‘In This Light’ — the focus track from Isaac Winemiller’s new double single Solar Eclipse, out 22nd May — took two years to complete. Not because the writing stalled, but because it couldn’t end until the relationship that inspired it did. The song grew and changed in real time alongside the breakup and the reconciliation and the breakup again, until one day Winemiller was finally on the other side of it, and the track was done.
“In many ways, it felt impossible to truly finish the song until I had finally moved on emotionally,” he reflects. “Completing it became more than just finishing a track; it became part of the healing process itself.”
It’s a quietly radical approach to songwriting — letting the material stay open, refusing to resolve what hasn’t resolved yet. The result is a track that carries the full weight of that timeline: the disorienting beauty of a relationship that once felt illuminating, and the slow, hard work of reclaiming the self-trust it gradually obscured.
What makes Solar Eclipse so compelling is the gap between what it’s about and what it sounds like. ‘In This Light’ is sensual, groove-driven, and built to move — shimmering synthesisers, the warm electric pulse of a Rhodes and Wurlitzer, production that sits somewhere between bedroom intimacy and dance-floor release. Winemiller draws comparisons to Vansire, Parcels, and Yot Club — artists who’ve mastered the specific alchemy of heartbreak that feels irresistibly good to listen to. He wrote, recorded, produced, mixed, and mastered the track himself from his home studio in Bozeman, Montana, playing every instrument bar the lead guitar. The craft is meticulous. The feeling is anything but controlled.
Winemiller is not an emerging name in any tentative sense. His 2021 debut Levels of Removal accumulated tens of millions of cumulative Spotify streams, earned an editorial Fresh Finds placement, and drew coverage from Obscure Sound, Indie-Shuffle, and Kidwithavinyl. As bassist and saxophonist for Vansire — a band whose catalogue has surpassed 1.1 billion Spotify streams — he has toured across the US, Japan, Singapore, and China, with a full North American tour planned for autumn 2026. He arrives at Solar Eclipse not as someone finding his footing, but as someone who knows exactly where he stands.
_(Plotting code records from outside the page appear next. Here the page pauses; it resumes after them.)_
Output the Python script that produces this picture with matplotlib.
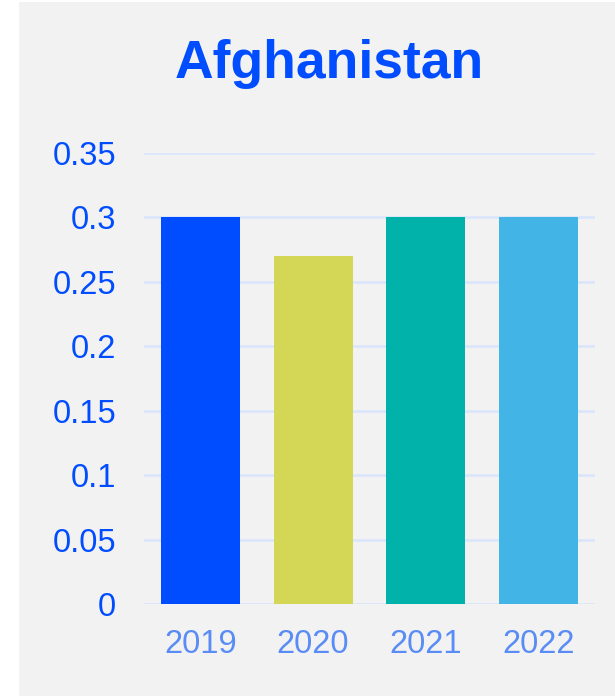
import matplotlib
matplotlib.use('Agg')
import matplotlib.pyplot as plt
from matplotlib.patches import Rectangle

# dane
years = ['2019', '2020', '2021', '2022']
values = [0.30, 0.27, 0.30, 0.30]
bar_colors = ['#004cff', '#d4d756', '#00b2a9', '#42b4e6']
y_ticks = [0, 0.05, 0.1, 0.15, 0.2, 0.25, 0.3, 0.35]
y_labels = ['0', '0.05', '0.1', '0.15', '0.2', '0.25', '0.3', '0.35']
title = 'Afghanistan'

plt.rcParams['font.family'] = ['Liberation Sans', 'DejaVu Sans']

W, H = 615, 697
fig = plt.figure(figsize=(W / 100, H / 100), dpi=100, facecolor='white')

# szare tło panelu
fig.patches.append(Rectangle((19 / W, 1 - 696 / H), (W - 19) / W, (696 - 2) / H,
                             transform=fig.transFigure, facecolor='#f2f2f2',
                             edgecolor='none', zorder=-10))

ax = fig.add_axes([144 / W, 1 - 604 / H, (595 - 144) / W, (604 - 153) / H])
ax.set_facecolor('none')

x = range(len(years))
ax.bar(x, values, width=0.70, color=bar_colors, zorder=3)

ax.set_xlim(-0.5, len(years) - 0.5)
ax.set_ylim(0, 0.35)
ax.set_yticks(y_ticks)
ax.set_yticklabels(y_labels)
ax.set_xticks(list(x))
ax.set_xticklabels(years)

ax.grid(axis='y', color='#dce6fa', linewidth=2, zorder=0)
ax.set_axisbelow(True)
for s in ax.spines.values():
    s.set_visible(False)

ax.tick_params(axis='y', length=0, pad=20, labelsize=23.5, labelcolor='#004cff')
ax.tick_params(axis='x', length=0, pad=18, labelsize=23.5, labelcolor='#5a8cf5')

fig.text(329 / W, 1 - 64 / H, title, ha='center', va='center',
         fontsize=38.5, fontweight='bold', color='#004cff')

fig.savefig('out.png', dpi=100, facecolor='white')
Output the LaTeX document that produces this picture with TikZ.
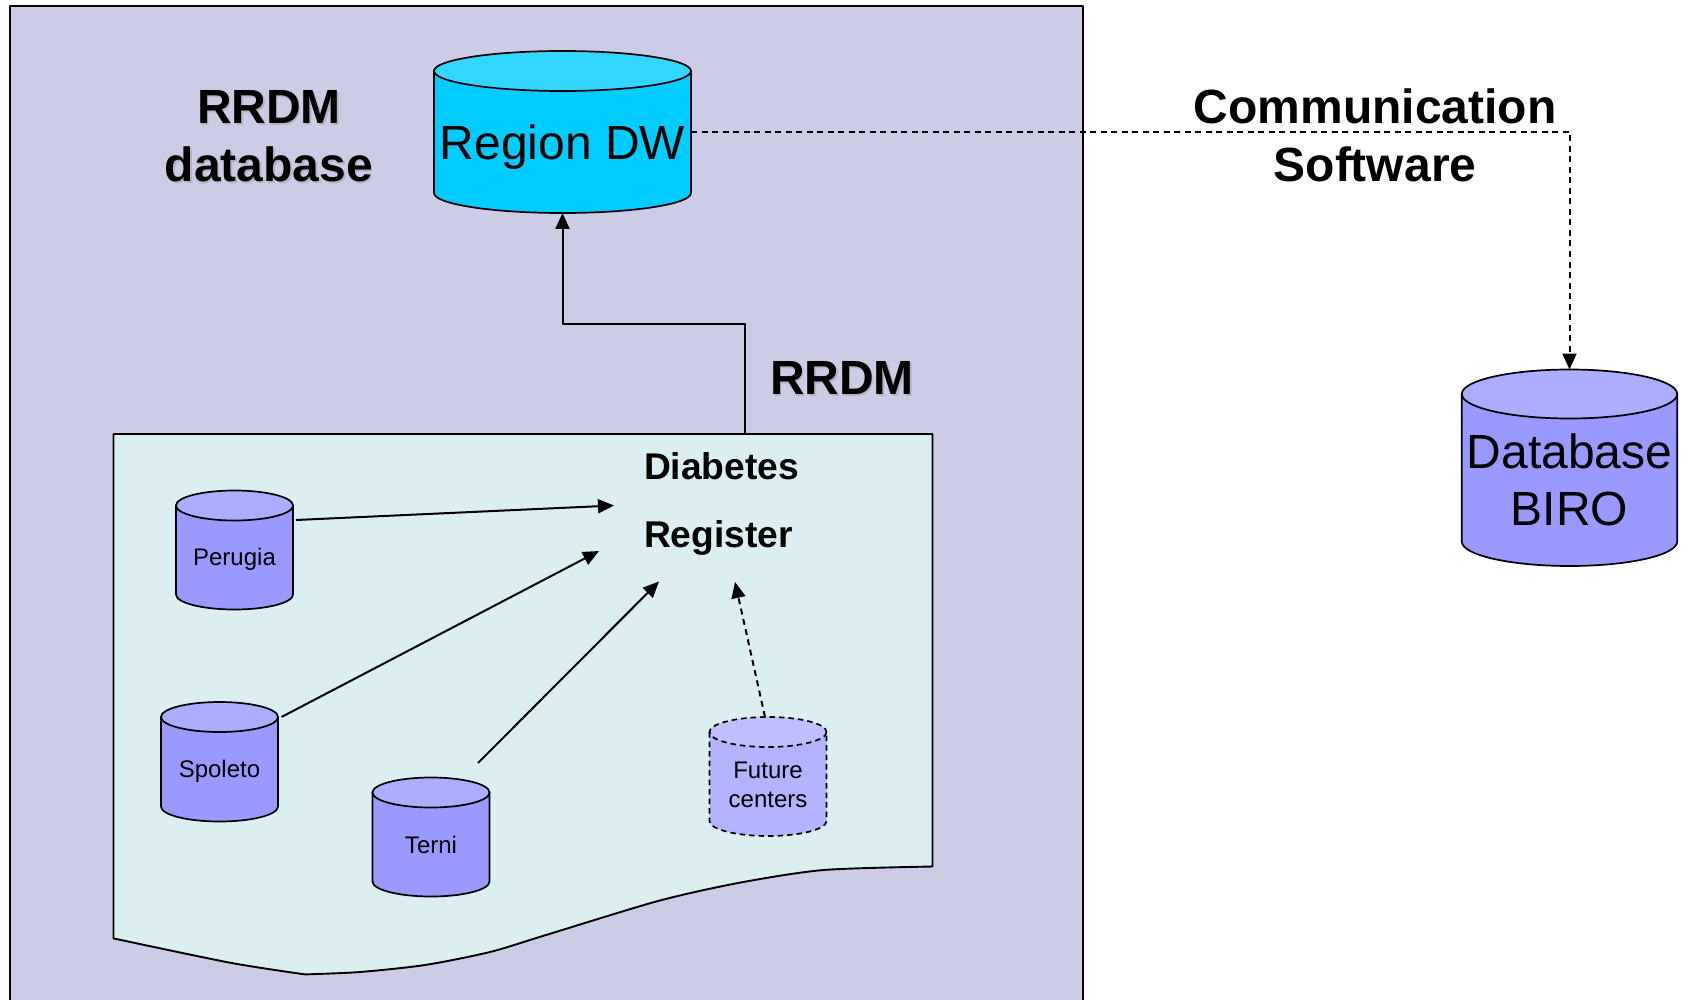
\documentclass[tikz,border=0pt]{standalone}
\usepackage{fontspec}
\setmainfont{Liberation Sans}
\usetikzlibrary{arrows.meta}
\definecolor{framefill}{HTML}{CCCCE6}
\definecolor{panelfill}{HTML}{DCEFF0}
\definecolor{cyanbody}{HTML}{00CCFF}
\definecolor{cyantop}{HTML}{33D6FF}
\definecolor{bluebody}{HTML}{9999FF}
\definecolor{bluetop}{HTML}{ADADFF}
\definecolor{futurebody}{HTML}{B3B3FF}
\definecolor{futuretop}{HTML}{BFBFFF}
\definecolor{softshadow}{HTML}{B4B4C6}
\newcommand{\dbcyl}[9]{% style, name, cx, top, rx, ry, bottom, body, lid
  \pgfmathsetmacro{\cL}{#3-#5}\pgfmathsetmacro{\cR}{#3+#5}
  \pgfmathsetmacro{\cT}{#4+#6}\pgfmathsetmacro{\cB}{#7-#6}
  \pgfmathsetmacro{\kx}{0.5523*#5}\pgfmathsetmacro{\ky}{0.5523*#6}
  \pgfmathsetmacro{\cM}{(#4+#7)/2}
  \pgfmathsetmacro{\cW}{2*#5}\pgfmathsetmacro{\cH}{#7-#4}
  \draw[#1,fill=#8] (\cL,\cT) -- (\cL,\cB)
    .. controls (\cL,\cB+\ky) and (#3-\kx,#7) .. (#3,#7)
    .. controls (#3+\kx,#7) and (\cR,\cB+\ky) .. (\cR,\cB)
    -- (\cR,\cT) -- cycle;
  \draw[#1,fill=#9] (#3,\cT) ellipse [x radius=#5,y radius=#6];
  \node[inner sep=0pt,outer sep=0pt,minimum width=\cW pt,minimum height=\cH pt] (#2) at (#3,\cM) {};
}
\newcommand{\shadowtext}[1]{\leavevmode\rlap{\kern1.6pt\raisebox{-1.6pt}{\textcolor{softshadow}{#1}}}#1}
\tikzset{
  outline/.style={draw=black,line width=1.9pt,line join=round},
  dbsolid/.style={draw=black,line width=1.7pt},
  dbdash/.style={draw=black,line width=1.7pt,dash pattern=on 5.5pt off 4pt},
  link/.style={draw=black,line width=2pt,-{Triangle[length=16pt,width=14pt]}},
  dashlink/.style={link,dash pattern=on 6pt off 4.5pt},
  bigbold/.style={anchor=base,font=\fontsize{48}{57}\selectfont\bfseries},
  bigplain/.style={anchor=base,font=\fontsize{48}{57}\selectfont},
  midbold/.style={anchor=base west,font=\fontsize{37.2}{44}\selectfont\bfseries},
  small/.style={anchor=base,font=\fontsize{24}{29}\selectfont},
}
\begin{document}
\begin{tikzpicture}[x=1pt,y=-1pt]
\useasboundingbox (0,0) rectangle (1688,1000);
\fill[white] (0,0) rectangle (1688,1000);
% frame
\draw[outline,fill=framefill] (10,6) rectangle (1083,1020);
% register panel
\draw[outline,fill=panelfill] (113.5,434) -- (932.5,434) -- (932.5,866.5)
  -- plot[smooth,tension=0.45] coordinates {(932.5,866.5) (823.6,870) (739.6,882.7) (658,901) (544.4,935.5) (490,952) (425,965) (360,972) (305,974.4)}
  -- plot[smooth,tension=0.45] coordinates {(305,974.4) (230,962.7) (113.5,938.4)}
  -- cycle;
% cylinders
\dbcyl{dbsolid}{dw}{562.5}{51}{128.5}{20}{213}{cyanbody}{cyantop}
\dbcyl{dbsolid}{biro}{1569.5}{369.5}{107.7}{24.5}{566}{bluebody}{bluetop}
\dbcyl{dbsolid}{perugia}{234.5}{490.5}{58.5}{15}{609.5}{bluebody}{bluetop}
\dbcyl{dbsolid}{spoleto}{219.5}{702}{58.5}{15}{821.5}{bluebody}{bluetop}
\dbcyl{dbsolid}{terni}{431}{777.5}{58.5}{15}{896.5}{bluebody}{bluetop}
\dbcyl{dbdash}{future}{768}{717}{58.5}{15}{836}{futurebody}{futuretop}
% free connector ends
\coordinate (regtop) at (745,434);
\coordinate (regbend) at (745,323.5);
\coordinate (pstart) at (296,520);
\coordinate (pend) at (614,505.5);
\coordinate (sstart) at (281.5,717);
\coordinate (send) at (599,551);
\coordinate (tstart) at (478,763);
\coordinate (tend) at (659,581.5);
\coordinate (fstart) at (765,717);
\coordinate (fend) at (735,582);
% connectors
\draw[link] (regtop) -- (regbend) -| (dw.south);
\draw[dashlink] (dw.east) -| (biro.north);
\draw[link] (pstart) -- (pend);
\draw[link] (sstart) -- (send);
\draw[link] (tstart) -- (tend);
\draw[dashlink] (fstart) -- (fend);
% labels
\node[bigbold] (t1) at (269,123.5) {\shadowtext{RRDM}};
\node[bigbold] (t2) at (269,182) {\shadowtext{database}};
\node[bigbold] (t3) at (842,394.5) {\shadowtext{RRDM}};
\node[bigbold] (t4) at (1375,124) {Communication};
\node[bigbold] (t5) at (1375,182) {Software};
\node[bigplain] (t6) at (562.5,159.5) {Region DW};
\node[bigplain] (t7) at (1569.5,468) {Database};
\node[bigplain] (t8) at (1569.5,525.5) {BIRO};
\node[midbold] (t9) at (640.5,479.5) {Diabetes};
\node[midbold] (t10) at (640.5,547) {Register};
\node[small] (t11) at (234.5,565.5) {Perugia};
\node[small] (t12) at (219.5,777) {Spoleto};
\node[small] (t13) at (431,853) {Terni};
\node[small] (t14) at (768,778) {Future};
\node[small] (t15) at (768,807) {centers};
\end{tikzpicture}
\end{document}
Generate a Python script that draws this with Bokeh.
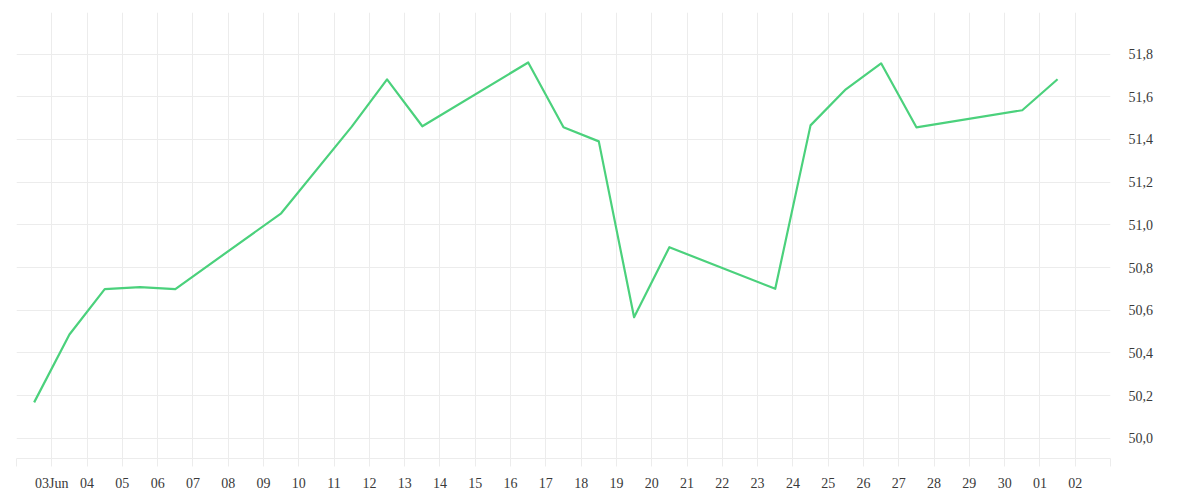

Which makes the vulnerability of ‘In This Light’ all the more striking. This is a track that could have been smoothed into something easier, something that kept its feelings at arm’s length. Instead it stands, as Winemiller puts it, as “a testament to resilience, self-reflection, and the confidence it takes to let go and move forward.” In the end, finishing the song and finishing the relationship were the same act. You can hear it in every note.
Solar Eclipse is out now. A music video for ‘In This Light’ is in development.